> _Task details_
Can you transcribe every line exactly and leave the pictures behind?

****************

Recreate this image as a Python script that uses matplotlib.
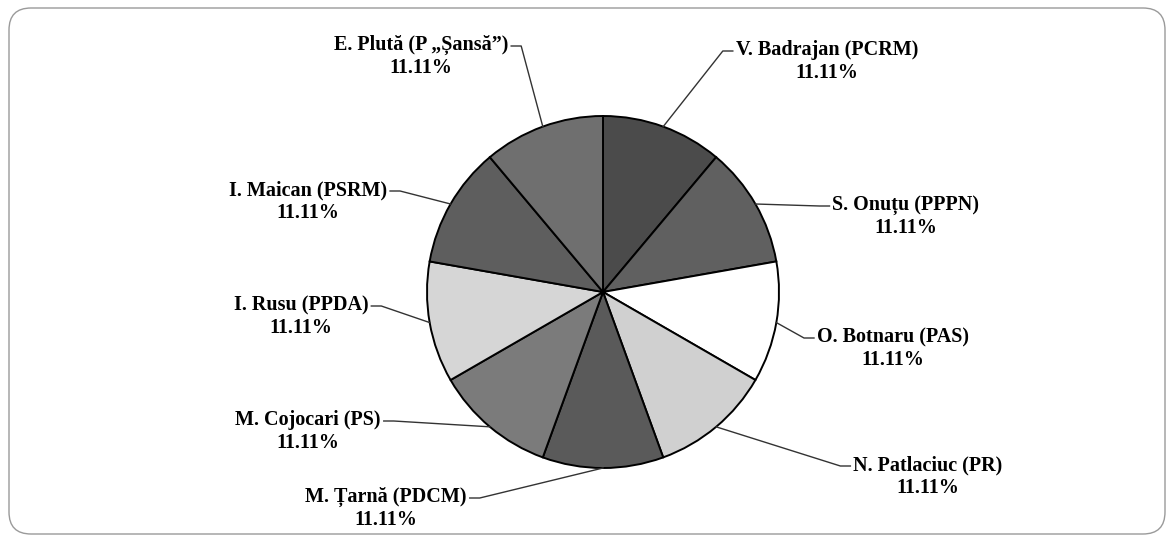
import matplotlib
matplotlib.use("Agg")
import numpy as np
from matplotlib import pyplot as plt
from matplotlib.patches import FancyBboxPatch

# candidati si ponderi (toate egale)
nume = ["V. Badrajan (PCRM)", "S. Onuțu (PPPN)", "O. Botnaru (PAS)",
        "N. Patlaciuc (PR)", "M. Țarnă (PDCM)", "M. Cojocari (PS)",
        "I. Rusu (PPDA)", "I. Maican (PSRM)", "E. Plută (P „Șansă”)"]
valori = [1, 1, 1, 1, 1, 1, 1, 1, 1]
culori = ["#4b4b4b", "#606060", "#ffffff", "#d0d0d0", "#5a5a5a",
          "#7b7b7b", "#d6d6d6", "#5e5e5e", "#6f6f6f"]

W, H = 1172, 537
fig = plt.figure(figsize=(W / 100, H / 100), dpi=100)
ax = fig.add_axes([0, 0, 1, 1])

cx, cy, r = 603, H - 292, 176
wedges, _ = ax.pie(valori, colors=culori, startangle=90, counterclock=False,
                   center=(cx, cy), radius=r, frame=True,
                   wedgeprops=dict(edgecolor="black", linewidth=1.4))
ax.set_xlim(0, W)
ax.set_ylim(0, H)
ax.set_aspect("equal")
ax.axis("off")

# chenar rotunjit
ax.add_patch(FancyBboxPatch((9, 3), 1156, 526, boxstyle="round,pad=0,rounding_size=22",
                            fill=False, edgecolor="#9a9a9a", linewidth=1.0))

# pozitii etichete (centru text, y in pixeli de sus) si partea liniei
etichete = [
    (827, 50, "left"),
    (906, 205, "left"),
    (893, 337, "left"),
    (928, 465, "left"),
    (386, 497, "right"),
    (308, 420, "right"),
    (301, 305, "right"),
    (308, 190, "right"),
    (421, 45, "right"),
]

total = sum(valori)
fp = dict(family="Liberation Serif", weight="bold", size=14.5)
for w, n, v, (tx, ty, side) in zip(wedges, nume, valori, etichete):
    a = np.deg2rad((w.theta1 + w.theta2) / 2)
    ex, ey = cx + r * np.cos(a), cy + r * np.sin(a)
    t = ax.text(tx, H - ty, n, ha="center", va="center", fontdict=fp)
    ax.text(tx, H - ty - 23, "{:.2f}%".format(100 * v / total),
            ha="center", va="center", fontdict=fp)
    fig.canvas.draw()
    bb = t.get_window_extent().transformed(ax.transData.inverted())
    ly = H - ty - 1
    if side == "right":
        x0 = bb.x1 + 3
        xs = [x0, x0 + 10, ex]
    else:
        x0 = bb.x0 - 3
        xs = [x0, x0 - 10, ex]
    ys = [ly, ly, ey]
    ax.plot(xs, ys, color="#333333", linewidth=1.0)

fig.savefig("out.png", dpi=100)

****************

> _Answer to the exercise_
Recreate this image as a Python script that uses matplotlib.
import matplotlib
matplotlib.use("Agg")
import numpy as np
from matplotlib import pyplot as plt
from matplotlib.patches import FancyBboxPatch

# candidati si ponderi (toate egale)
nume = ["V. Badrajan (PCRM)", "S. Onuțu (PPPN)", "O. Botnaru (PAS)",
        "N. Patlaciuc (PR)", "M. Țarnă (PDCM)", "M. Cojocari (PS)",
        "I. Rusu (PPDA)", "I. Maican (PSRM)", "E. Plută (P „Șansă”)"]
valori = [1, 1, 1, 1, 1, 1, 1, 1, 1]
culori = ["#4b4b4b", "#606060", "#ffffff", "#d0d0d0", "#5a5a5a",
          "#7b7b7b", "#d6d6d6", "#5e5e5e", "#6f6f6f"]

W, H = 1172, 537
fig = plt.figure(figsize=(W / 100, H / 100), dpi=100)
ax = fig.add_axes([0, 0, 1, 1])

cx, cy, r = 603, H - 292, 176
wedges, _ = ax.pie(valori, colors=culori, startangle=90, counterclock=False,
                   center=(cx, cy), radius=r, frame=True,
                   wedgeprops=dict(edgecolor="black", linewidth=1.4))
ax.set_xlim(0, W)
ax.set_ylim(0, H)
ax.set_aspect("equal")
ax.axis("off")

# chenar rotunjit
ax.add_patch(FancyBboxPatch((9, 3), 1156, 526, boxstyle="round,pad=0,rounding_size=22",
                            fill=False, edgecolor="#9a9a9a", linewidth=1.0))

# pozitii etichete (centru text, y in pixeli de sus) si partea liniei
etichete = [
    (827, 50, "left"),
    (906, 205, "left"),
    (893, 337, "left"),
    (928, 465, "left"),
    (386, 497, "right"),
    (308, 420, "right"),
    (301, 305, "right"),
    (308, 190, "right"),
    (421, 45, "right"),
]

total = sum(valori)
fp = dict(family="Liberation Serif", weight="bold", size=14.5)
for w, n, v, (tx, ty, side) in zip(wedges, nume, valori, etichete):
    a = np.deg2rad((w.theta1 + w.theta2) / 2)
    ex, ey = cx + r * np.cos(a), cy + r * np.sin(a)
    t = ax.text(tx, H - ty, n, ha="center", va="center", fontdict=fp)
    ax.text(tx, H - ty - 23, "{:.2f}%".format(100 * v / total),
            ha="center", va="center", fontdict=fp)
    fig.canvas.draw()
    bb = t.get_window_extent().transformed(ax.transData.inverted())
    ly = H - ty - 1
    if side == "right":
        x0 = bb.x1 + 3
        xs = [x0, x0 + 10, ex]
    else:
        x0 = bb.x0 - 3
        xs = [x0, x0 - 10, ex]
    ys = [ly, ly, ey]
    ax.plot(xs, ys, color="#333333", linewidth=1.0)

fig.savefig("out.png", dpi=100)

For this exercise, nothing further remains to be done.